A novel and fast method to prepare a Cu-supported α-Sb(2)S(3)@CuSbS(2) binder-free electrode for sodium-ion batteries

Antimony sulfide (Sb(2)S(3)) is a promising anode material for sodium-ion batteries due to its low cost and high theoretical specific capacity. However, poor stability and a complex preparation process limit its large-scale application. Herein, we prepare a binder-free composite electrode composed of amorphous (α-) Sb(2)S(3) and copper antimony sulfide (CuSbS(2)) through a simple closed-space sublimation (CSS) method.

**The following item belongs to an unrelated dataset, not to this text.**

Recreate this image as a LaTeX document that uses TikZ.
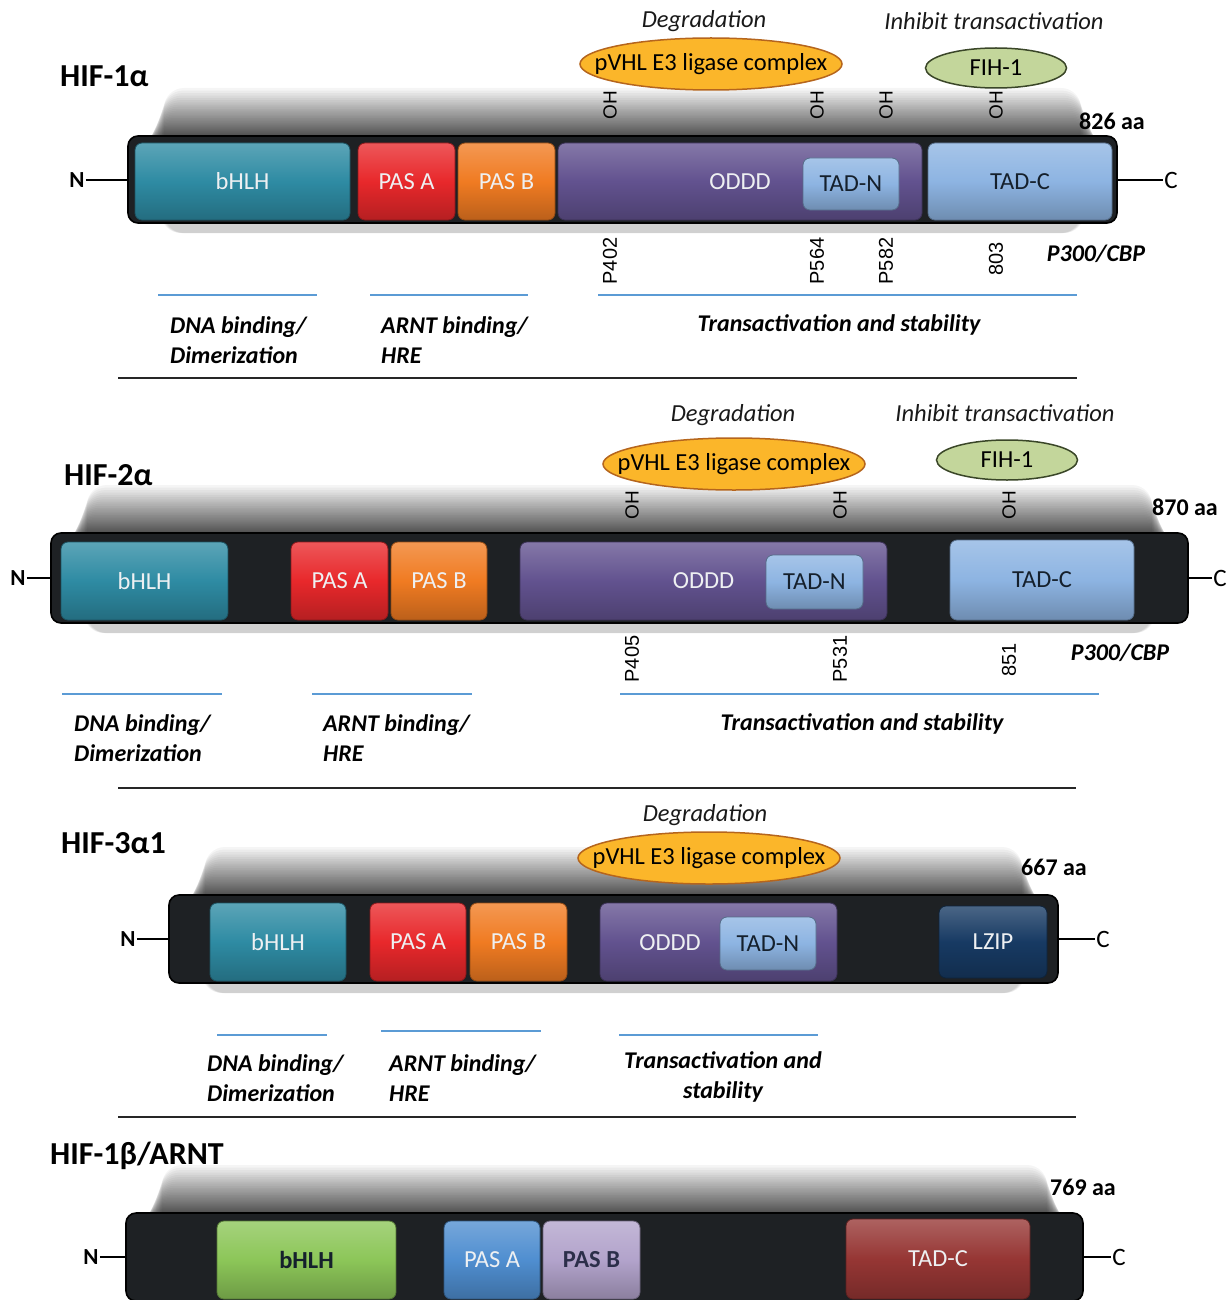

When applied as the anode in sodium-ion batteries, the α-Sb(2)S(3)@CuSbS(2) electrode exhibits excellent performance with a high discharge capacity of 506.7 mA h g(−1) at a current density of 50 mA g(−1) after 50 cycles. The satisfactory electrochemical performance could be ascribed to the α-Sb(2)S(3)–CuSbS(2) composite structure and binder-free electrode architecture, which not only retain the structural stability of the electrode but also improve the electrical conductivity. Consequently, CSS, as a scalable and environmentally friendly method, can produce a binder-free electrode in just a few minutes, demonstrating its great potential in the industrial production of sodium-ion batteries. This study may open an avenue to preparing binder-free commercial electrodes.